Aim: In the listing below, find every line with the string "matplotlib" and pull it out.
____________________
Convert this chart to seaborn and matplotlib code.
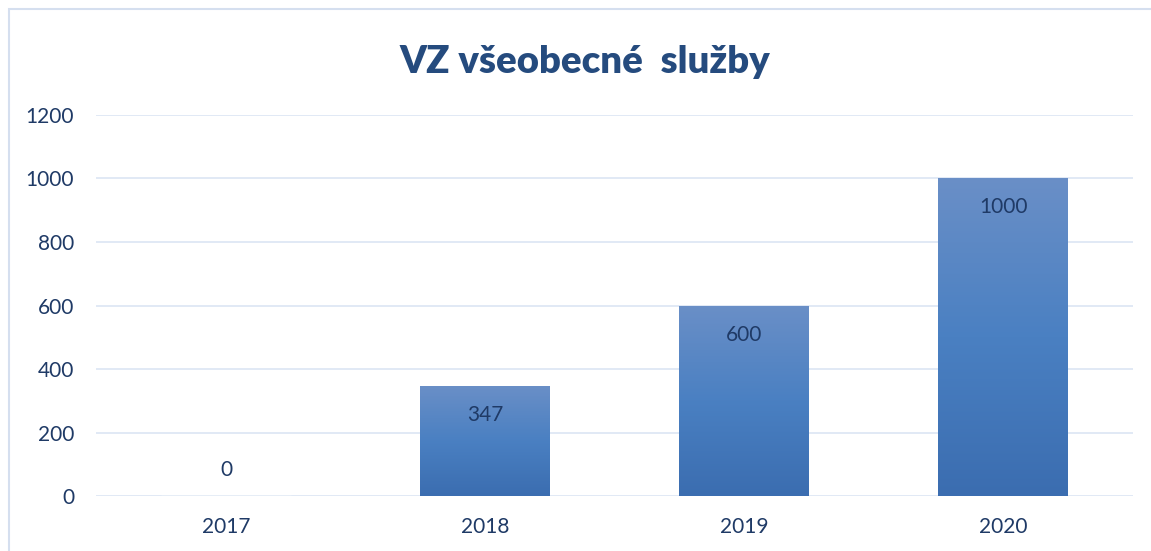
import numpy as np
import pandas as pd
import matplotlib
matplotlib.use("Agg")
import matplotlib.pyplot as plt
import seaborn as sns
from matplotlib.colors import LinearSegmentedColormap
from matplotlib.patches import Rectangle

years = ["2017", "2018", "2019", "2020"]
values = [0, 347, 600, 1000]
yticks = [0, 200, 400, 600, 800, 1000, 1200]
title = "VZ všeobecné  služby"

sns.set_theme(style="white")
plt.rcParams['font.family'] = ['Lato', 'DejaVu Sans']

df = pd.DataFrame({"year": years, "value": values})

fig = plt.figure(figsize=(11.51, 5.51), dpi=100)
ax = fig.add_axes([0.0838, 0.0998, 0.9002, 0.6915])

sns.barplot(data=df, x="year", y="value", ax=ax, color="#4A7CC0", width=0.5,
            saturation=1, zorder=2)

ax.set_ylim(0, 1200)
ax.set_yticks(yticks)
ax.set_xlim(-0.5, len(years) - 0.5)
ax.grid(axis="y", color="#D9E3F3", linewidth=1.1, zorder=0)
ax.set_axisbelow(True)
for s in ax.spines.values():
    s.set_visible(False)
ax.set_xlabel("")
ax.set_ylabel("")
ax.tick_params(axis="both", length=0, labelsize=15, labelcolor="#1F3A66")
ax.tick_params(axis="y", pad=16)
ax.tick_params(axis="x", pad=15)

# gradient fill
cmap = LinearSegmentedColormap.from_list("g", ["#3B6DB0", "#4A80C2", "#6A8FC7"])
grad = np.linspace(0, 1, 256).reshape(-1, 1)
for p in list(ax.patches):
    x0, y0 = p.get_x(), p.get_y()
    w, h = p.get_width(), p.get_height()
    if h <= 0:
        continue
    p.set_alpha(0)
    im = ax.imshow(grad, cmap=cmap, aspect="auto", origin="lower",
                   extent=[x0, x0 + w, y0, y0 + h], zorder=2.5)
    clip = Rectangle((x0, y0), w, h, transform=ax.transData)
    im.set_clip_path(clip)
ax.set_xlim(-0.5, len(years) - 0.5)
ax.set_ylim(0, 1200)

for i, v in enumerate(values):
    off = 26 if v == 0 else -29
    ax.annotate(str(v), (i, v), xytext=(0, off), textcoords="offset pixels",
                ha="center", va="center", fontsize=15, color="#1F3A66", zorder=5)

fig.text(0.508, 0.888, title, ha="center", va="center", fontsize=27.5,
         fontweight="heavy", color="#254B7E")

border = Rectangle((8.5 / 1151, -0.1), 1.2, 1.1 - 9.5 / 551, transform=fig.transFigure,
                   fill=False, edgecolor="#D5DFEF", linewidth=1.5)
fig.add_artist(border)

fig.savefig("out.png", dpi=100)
____________________
Exercise answer:
Convert this chart to seaborn and matplotlib code.
import matplotlib
matplotlib.use("Agg")
import matplotlib.pyplot as plt
from matplotlib.colors import LinearSegmentedColormap
from matplotlib.patches import Rectangle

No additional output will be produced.